**Task brief**
Set down the lines from the one containing "Write the matplotlib code for this chart." to the one containing "import matplotlib.patheffects as pe", both lines included, exactly as they stand and with no other lines.

·····

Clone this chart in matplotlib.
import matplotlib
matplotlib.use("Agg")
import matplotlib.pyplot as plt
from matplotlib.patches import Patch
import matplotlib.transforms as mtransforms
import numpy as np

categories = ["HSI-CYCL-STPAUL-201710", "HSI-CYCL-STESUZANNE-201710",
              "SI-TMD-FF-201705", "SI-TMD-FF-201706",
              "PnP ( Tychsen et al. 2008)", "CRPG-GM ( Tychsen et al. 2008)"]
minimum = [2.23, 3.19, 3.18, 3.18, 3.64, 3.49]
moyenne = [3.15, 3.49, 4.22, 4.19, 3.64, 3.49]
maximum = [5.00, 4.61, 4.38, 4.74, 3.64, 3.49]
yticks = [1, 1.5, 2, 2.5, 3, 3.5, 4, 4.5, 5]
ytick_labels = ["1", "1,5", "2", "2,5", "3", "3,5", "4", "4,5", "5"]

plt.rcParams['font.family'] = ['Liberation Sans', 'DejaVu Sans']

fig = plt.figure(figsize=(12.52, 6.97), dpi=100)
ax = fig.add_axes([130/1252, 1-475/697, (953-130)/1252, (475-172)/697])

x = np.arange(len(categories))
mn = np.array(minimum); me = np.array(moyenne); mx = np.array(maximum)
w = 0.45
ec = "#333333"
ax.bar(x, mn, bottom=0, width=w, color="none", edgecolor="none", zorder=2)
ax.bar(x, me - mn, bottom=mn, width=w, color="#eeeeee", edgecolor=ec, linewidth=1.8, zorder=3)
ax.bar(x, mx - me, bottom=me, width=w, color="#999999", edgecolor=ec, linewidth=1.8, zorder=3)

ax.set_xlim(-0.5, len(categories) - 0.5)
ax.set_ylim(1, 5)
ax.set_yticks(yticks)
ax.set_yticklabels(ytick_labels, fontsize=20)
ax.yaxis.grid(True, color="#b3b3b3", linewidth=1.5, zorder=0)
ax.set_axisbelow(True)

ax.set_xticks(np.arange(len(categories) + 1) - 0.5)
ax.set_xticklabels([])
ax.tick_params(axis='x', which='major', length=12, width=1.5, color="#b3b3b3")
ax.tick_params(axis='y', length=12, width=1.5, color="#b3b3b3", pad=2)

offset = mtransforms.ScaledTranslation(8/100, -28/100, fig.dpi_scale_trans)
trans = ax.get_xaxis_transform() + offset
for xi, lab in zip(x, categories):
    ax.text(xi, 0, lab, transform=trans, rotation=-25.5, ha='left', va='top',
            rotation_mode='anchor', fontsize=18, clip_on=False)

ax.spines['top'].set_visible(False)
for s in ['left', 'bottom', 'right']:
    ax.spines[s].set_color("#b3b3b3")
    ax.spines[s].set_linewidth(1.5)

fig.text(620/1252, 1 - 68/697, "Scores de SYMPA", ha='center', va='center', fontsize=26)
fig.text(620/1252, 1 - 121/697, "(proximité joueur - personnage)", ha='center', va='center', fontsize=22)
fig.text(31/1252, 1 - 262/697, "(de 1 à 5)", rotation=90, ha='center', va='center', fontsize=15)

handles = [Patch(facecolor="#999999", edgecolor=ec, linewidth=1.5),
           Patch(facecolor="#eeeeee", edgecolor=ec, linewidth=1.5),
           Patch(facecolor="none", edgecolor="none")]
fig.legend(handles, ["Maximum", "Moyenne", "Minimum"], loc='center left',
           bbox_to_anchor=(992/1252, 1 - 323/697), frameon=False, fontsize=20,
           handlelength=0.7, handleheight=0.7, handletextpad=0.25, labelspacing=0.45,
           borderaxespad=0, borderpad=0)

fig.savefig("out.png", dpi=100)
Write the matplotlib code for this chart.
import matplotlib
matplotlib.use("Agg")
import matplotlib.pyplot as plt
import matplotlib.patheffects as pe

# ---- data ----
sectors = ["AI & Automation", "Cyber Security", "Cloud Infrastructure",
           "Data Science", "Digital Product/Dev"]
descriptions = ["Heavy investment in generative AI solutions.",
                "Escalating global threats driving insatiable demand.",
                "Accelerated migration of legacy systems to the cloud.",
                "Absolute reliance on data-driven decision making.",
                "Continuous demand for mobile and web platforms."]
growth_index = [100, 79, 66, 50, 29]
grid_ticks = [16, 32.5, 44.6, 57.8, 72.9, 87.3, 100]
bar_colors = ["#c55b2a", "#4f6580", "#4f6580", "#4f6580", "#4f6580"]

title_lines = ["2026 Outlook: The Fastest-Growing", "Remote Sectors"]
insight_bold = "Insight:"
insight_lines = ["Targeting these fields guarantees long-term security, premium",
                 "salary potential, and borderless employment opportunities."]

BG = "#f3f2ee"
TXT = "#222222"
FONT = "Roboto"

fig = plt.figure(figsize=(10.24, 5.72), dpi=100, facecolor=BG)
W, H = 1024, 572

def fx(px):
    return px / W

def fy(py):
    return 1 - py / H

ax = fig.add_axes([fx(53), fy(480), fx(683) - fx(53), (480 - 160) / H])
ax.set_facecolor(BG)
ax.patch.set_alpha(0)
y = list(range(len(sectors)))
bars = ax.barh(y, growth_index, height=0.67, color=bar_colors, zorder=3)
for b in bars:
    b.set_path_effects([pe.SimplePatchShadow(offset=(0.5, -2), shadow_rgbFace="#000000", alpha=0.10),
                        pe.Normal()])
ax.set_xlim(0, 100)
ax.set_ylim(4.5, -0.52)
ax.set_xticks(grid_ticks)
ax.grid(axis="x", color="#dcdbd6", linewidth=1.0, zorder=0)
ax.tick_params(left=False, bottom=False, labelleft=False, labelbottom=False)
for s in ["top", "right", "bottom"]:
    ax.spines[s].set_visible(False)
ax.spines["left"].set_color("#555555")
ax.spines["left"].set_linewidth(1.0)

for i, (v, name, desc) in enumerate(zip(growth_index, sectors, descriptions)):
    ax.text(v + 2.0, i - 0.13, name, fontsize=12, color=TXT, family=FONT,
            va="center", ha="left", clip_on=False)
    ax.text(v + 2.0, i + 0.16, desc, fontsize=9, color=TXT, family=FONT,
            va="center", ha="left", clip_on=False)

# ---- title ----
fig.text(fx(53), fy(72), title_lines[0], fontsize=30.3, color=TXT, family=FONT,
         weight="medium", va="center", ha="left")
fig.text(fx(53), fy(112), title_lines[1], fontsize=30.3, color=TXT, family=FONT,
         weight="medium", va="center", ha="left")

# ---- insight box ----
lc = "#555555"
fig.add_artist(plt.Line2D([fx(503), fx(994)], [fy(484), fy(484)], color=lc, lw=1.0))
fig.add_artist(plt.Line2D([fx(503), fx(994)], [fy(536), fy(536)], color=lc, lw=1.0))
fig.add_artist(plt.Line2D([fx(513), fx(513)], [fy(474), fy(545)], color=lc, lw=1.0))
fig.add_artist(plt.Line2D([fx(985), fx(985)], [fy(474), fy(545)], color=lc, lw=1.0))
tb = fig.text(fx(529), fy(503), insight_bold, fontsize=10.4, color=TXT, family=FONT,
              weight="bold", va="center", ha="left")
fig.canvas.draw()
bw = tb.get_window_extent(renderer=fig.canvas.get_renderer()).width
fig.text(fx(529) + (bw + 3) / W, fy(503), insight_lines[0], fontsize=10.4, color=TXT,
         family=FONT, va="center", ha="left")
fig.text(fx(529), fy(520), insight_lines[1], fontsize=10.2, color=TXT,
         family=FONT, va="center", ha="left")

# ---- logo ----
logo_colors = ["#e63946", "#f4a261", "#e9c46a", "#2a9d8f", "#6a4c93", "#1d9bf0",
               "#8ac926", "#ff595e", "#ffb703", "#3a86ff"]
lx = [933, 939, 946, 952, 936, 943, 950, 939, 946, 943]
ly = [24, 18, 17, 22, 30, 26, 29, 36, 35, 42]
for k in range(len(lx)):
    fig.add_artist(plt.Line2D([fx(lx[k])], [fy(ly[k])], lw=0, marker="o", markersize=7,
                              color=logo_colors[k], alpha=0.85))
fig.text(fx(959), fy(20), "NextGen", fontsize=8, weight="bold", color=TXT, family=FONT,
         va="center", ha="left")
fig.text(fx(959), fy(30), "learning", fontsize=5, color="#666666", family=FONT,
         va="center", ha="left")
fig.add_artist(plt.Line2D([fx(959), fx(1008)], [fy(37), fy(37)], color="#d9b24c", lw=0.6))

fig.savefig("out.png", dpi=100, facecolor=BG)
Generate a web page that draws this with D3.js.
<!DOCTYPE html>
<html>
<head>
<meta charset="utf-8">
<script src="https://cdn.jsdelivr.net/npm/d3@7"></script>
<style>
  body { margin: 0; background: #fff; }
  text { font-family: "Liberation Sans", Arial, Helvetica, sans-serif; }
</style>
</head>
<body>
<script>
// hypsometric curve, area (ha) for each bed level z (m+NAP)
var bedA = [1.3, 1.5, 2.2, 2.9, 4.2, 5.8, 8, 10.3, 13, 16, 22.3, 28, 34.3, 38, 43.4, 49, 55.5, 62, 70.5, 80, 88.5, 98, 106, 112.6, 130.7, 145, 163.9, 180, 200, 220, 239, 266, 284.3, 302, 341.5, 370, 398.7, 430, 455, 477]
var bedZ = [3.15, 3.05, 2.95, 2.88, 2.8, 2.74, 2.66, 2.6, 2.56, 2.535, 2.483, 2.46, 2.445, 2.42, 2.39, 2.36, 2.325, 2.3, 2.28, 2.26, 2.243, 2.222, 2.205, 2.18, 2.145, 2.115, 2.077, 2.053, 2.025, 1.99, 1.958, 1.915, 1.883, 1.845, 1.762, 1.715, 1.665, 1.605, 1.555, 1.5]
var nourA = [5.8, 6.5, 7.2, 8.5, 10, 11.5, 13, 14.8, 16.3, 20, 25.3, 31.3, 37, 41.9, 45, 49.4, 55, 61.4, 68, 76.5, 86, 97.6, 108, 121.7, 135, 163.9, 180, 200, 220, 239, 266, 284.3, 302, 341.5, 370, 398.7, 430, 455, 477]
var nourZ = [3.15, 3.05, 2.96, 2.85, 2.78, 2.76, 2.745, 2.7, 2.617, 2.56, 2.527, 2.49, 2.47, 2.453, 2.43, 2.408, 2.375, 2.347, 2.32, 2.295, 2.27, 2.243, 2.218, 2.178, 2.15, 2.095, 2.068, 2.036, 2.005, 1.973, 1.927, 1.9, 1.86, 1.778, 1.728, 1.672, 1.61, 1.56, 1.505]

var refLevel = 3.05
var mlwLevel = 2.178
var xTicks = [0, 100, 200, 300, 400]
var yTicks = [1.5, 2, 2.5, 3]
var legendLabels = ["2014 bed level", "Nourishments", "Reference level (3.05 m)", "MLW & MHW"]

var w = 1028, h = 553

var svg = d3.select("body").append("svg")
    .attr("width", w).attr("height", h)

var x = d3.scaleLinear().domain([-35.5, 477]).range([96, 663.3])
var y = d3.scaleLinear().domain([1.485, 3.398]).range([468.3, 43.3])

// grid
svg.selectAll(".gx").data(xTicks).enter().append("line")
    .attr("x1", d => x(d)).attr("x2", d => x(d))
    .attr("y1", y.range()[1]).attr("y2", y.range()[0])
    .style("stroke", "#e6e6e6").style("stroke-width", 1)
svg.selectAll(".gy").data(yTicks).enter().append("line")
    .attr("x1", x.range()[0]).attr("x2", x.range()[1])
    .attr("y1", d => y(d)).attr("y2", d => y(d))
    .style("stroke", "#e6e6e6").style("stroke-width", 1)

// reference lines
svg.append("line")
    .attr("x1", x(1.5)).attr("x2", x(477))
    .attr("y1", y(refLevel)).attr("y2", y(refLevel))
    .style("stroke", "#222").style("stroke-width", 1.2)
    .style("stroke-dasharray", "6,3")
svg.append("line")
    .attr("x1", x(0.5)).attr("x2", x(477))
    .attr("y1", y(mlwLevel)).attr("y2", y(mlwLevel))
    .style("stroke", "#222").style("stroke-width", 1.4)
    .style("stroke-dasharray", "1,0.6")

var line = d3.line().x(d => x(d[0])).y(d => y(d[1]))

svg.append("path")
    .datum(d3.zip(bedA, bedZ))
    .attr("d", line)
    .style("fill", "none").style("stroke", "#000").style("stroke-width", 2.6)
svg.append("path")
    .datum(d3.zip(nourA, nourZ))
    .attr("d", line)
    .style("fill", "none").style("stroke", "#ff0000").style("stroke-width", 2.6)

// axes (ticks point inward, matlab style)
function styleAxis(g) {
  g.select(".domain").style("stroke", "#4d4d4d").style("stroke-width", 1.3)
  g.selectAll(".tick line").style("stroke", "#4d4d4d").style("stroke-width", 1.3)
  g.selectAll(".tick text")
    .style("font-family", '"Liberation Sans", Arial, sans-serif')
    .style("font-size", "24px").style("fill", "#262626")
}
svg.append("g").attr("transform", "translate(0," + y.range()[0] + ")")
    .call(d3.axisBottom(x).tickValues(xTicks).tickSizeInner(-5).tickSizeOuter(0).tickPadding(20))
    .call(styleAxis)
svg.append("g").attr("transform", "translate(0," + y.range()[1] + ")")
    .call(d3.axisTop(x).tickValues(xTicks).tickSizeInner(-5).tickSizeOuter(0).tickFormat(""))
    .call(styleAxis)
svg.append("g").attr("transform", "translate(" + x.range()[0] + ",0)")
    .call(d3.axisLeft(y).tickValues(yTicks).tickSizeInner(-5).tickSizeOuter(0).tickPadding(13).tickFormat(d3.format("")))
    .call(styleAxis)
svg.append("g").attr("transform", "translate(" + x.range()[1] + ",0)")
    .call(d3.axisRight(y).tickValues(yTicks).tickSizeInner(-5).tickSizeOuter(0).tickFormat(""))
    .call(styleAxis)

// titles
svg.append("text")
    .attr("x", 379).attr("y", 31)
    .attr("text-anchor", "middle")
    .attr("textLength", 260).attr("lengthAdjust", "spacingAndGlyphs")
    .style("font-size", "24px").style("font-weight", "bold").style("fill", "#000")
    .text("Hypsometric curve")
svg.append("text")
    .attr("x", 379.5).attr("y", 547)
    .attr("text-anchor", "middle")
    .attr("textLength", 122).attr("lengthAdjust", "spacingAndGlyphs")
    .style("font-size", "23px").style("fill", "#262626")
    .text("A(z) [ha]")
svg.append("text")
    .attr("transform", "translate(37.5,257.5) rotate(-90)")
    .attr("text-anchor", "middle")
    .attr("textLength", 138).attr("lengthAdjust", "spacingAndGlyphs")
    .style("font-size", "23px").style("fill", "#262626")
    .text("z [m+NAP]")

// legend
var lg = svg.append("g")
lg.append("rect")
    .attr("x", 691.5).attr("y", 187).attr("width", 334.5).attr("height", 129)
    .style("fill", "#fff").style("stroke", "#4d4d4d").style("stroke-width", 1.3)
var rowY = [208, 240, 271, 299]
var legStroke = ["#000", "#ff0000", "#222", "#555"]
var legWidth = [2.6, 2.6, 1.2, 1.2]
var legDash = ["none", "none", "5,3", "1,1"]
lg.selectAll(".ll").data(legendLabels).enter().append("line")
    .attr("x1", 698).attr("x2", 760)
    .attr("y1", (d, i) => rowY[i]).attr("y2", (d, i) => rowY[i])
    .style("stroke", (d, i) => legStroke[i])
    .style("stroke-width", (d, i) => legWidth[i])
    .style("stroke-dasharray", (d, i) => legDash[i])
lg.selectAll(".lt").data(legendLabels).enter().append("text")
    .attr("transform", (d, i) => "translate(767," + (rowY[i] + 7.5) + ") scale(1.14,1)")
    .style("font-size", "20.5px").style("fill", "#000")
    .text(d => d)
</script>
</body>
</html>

·····

**Result**
Write the matplotlib code for this chart.
import matplotlib
matplotlib.use("Agg")
import matplotlib.pyplot as plt
import matplotlib.patheffects as pe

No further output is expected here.